Arsenal’s past failures in the last 16 have been intricately documented but there had justifiably been high anticipation around their return. In the event they failed to land a blow on Pepe and Porto: old dogs who had little attention of standing around to watch new tricks.
Long after Arsenal had made haste down the tunnel, Porto’s players huddled in a circle while Estádio Do Dragão’s choirs went through the repertoire of club anthems. The song for Mikel Arteta was rather more familiar: perhaps a footballing equivalent of the melancholic fado ballads that echo around some of the local bars.
It is a tune that laments naivety and foggy decision making against continental opponents schooled in the art of setting traps. Arteta heard it often enough as a player in north London and, after Martinelli sought Bukayo Saka with a needless Hollywood pass in the final minute of added time, it struck up again. The Porto goalkeeper, Diogo Costa, had spoken cryptically of exposing Arsenal’s weaknesses and Galeno honoured the promise by arcing a thrilling finish around David Raya.
Costa’s optimism apart, the noise around Porto had been profoundly negative in the buildup. They are currently passengers in the Portuguese title race and the long-serving Sérgio Conceição, a rival to Arteta in the touchline expressiveness stakes, has felt the wrath of their support. Lore had it that they were not up to the level of knockout Champions League football this time. As proceedings unfolded, that became irrelevant. Porto have passed the group stage seven times in the last decade: if nothing else, they knew the level intimately.

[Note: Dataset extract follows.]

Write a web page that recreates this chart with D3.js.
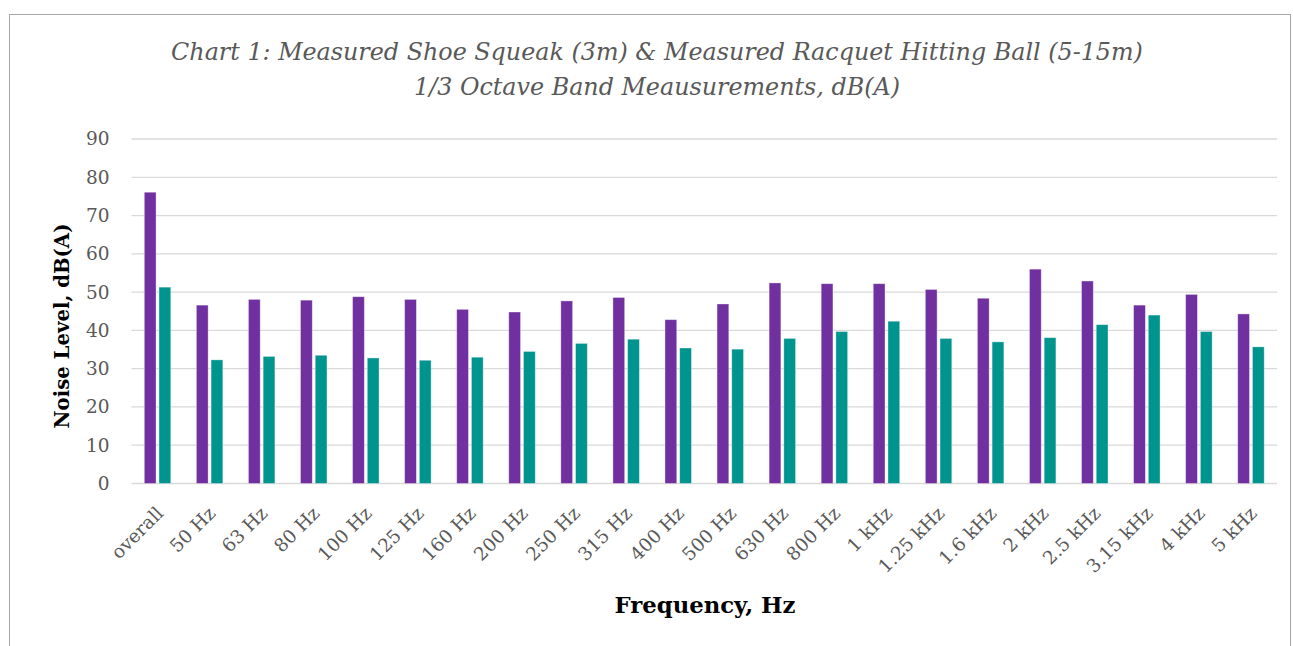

That knowledge helped Conceição, no longer one of Europe’s bright young coaches at 49 but still a formidable operator, win the battle of strategies against his counterpart. Porto were compact, athletic, quick to close space and happy to test Arsenal on the counter. While Pepe, who made up for the lack of a centre-forward to needle by contributing to penalty box chaos at the visitors’ set pieces, purred at the back there were impressive exhibitions of ball carrying from his 26-year-old namesake further upfield. Conceição knew Porto would have to pick their moments but they retained a threat all evening.
By contrast Arsenal carried little menace. It was one of those nights when Gabriel Jesus, still sidelined, might have infused his peers with an added shot of intensity. They had not failed to land a shot on target since losing at Nottingham Forest in the FA Cup third round a little over two years ago. That particular match infuriated Arteta, who fumed about a lack of hunger afterwards. Such an accusation would not have been valid this time; instead Arteta detected a purposelessness, perhaps a timidity in the face of Porto’s physicality, and above all a lack of clarity that ultimately brought their undoing.

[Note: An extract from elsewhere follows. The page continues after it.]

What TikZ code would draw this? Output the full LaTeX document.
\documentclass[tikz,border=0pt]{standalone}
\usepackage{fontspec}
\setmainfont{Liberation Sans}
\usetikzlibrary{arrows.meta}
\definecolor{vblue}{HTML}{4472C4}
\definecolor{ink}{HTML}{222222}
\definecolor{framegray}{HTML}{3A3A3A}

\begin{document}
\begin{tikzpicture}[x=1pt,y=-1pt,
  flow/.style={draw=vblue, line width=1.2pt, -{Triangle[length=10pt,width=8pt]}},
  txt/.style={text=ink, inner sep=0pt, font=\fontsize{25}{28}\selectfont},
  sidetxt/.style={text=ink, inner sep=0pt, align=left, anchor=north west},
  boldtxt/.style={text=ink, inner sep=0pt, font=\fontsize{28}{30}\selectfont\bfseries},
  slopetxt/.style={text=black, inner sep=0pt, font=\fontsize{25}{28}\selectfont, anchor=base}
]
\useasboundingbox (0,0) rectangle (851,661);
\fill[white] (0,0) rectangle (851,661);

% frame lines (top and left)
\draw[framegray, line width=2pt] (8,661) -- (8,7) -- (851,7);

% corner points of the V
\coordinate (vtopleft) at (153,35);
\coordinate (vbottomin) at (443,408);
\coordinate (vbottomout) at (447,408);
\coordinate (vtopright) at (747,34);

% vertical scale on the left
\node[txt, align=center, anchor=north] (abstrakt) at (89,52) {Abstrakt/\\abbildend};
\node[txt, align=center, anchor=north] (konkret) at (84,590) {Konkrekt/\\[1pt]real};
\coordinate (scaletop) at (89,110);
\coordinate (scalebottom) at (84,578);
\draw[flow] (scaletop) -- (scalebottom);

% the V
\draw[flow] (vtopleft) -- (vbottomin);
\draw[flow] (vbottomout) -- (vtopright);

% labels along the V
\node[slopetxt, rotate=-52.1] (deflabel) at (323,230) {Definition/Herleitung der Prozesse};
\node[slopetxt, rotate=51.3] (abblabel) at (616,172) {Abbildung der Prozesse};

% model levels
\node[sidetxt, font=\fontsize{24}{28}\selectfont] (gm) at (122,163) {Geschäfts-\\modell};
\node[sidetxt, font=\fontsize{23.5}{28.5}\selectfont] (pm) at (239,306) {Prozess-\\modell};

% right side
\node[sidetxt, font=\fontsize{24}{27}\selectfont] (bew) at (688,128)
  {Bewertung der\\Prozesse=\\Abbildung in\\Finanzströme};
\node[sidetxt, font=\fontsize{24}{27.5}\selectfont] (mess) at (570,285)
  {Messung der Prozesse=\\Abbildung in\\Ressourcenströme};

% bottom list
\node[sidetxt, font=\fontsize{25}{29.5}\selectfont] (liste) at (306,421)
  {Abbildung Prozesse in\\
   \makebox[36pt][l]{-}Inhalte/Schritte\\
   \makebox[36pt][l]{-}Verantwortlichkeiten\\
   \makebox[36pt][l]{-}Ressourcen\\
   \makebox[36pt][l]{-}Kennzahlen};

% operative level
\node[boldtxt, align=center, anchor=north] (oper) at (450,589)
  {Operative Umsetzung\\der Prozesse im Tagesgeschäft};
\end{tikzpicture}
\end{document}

There will be no rush to proclaim this a terminal setback. Arsenal have the tools to pull well clear at the Emirates in just under three weeks; they will still be favoured to reach a first quarter-final in 14 years and will pose considerably more threat than the headers from their centre-backs, William Saliba and Gabriel Magalhães, that passed for their best chances here. If the history books are to be leant upon in foreboding, they can also be wielded for the opposite effect: they made it to that stage in 2010 by beating Porto 5-0 at home, having lost by a one-goal margin in the first leg.
But, like his team, Arteta must prove he has learned from bad experiences. During his reign Arsenal have come unstuck in second legs at home against Olympiakos and, surprisingly last season, Sporting. He cannot afford it to become a recurring pattern.
Perhaps, a decade or so down the line, some of Arteta’s players will have matched Pepe’s three Champions League titles with Real Madrid. Maybe they will be dealing lessons to highly favoured upstarts and reminding them that, for all the change in modern football and all the Premier League’s outward supremacy, history and stature still act as levellers when it matters. This may only have been the slightest of pebbles on the road, but Arsenal’s coronation as contenders must wait a little longer.